Vayus – from the root va (“that which flows”) is often translated as “winds”.
As Prana operates within the body, maintaining life, it performs distinct functions, and is named according to the function it performs. There are 49 types of Prana Vayu in the body, ten of which govern mental and physical activity. Five of the ten, which are of particular interest to sadhakas, will be detailed below.
- Prana Vayu
- Apana Vayu
- Samana Vayu
- Udana Vayu
- Vyana Vayu
Prana Vayu is ‘seated’ in the Heart (from the heart to the throat) and sustains the vital organs of the body – ensuring that the heart continues to beat, for example. The Prana Vayu governs all processes of assimilation – inhalation, ingestion, and taking in sensory impression and assimilating mental impressions and experiences. Although ‘seated’ in the Heart, the Prana Vayu can be experienced throughout the body.

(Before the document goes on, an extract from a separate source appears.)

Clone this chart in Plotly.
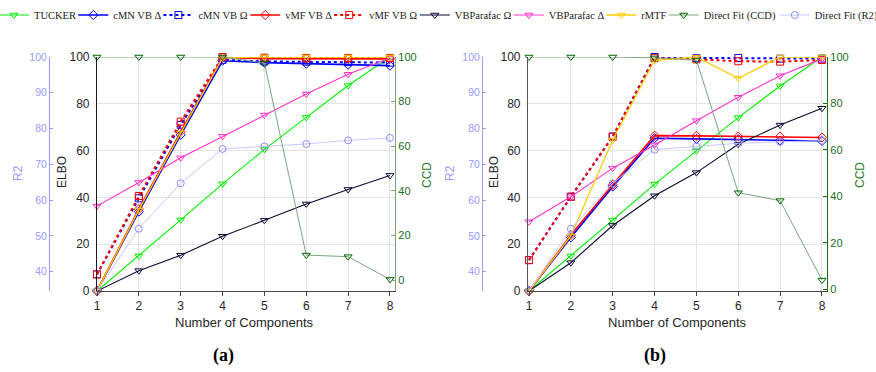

Just as Prana Vayu is the power behind inhalation, so Apana Vayu is the power behind exhalation – and also governs elimination of waste products in the body. It is also the force which governs moving new life outside the body – in reproduction, for example. Apana Vayu also relates to the power of decisiveness – in choosing to retain one thing and discard another. The Apana Vayu ‘covers’ the region from the navel to the lower legs.
The Samana Vayu is the power of the digestive fire and is seated in the body region from the bottom of the heart to the navel. The Samana Vayu is the root of the power of discrimination – not only does it function in terms of bodily processes such as sorting out nutrients and toxins, but also it governs those mental processes relating to discrimination and making judgements.
Udana Vayu is primarily related to the production of sound and speech. Udana is sometimes translated as “that which is carried upwards”, and is seated in the region of the throat and head (NB: it is also said to govern vomiting) and is an expressive power that moves both upwards and outwards. It is sometimes said that if Udana Vayu is ‘imbalanced’ then one’s attempts to speak will be disjointed and inarticulate.
Vyana Vayu pervades the entire body, and has a cohesive power, connecting all the powers of the body – the senses, muscles, nerves, giving rise to the experience of being a unified whole entity. It is said to be particularly experienced through sensations in one’s skin, and governs the sense of having a boundary between ourself and the rest of the world.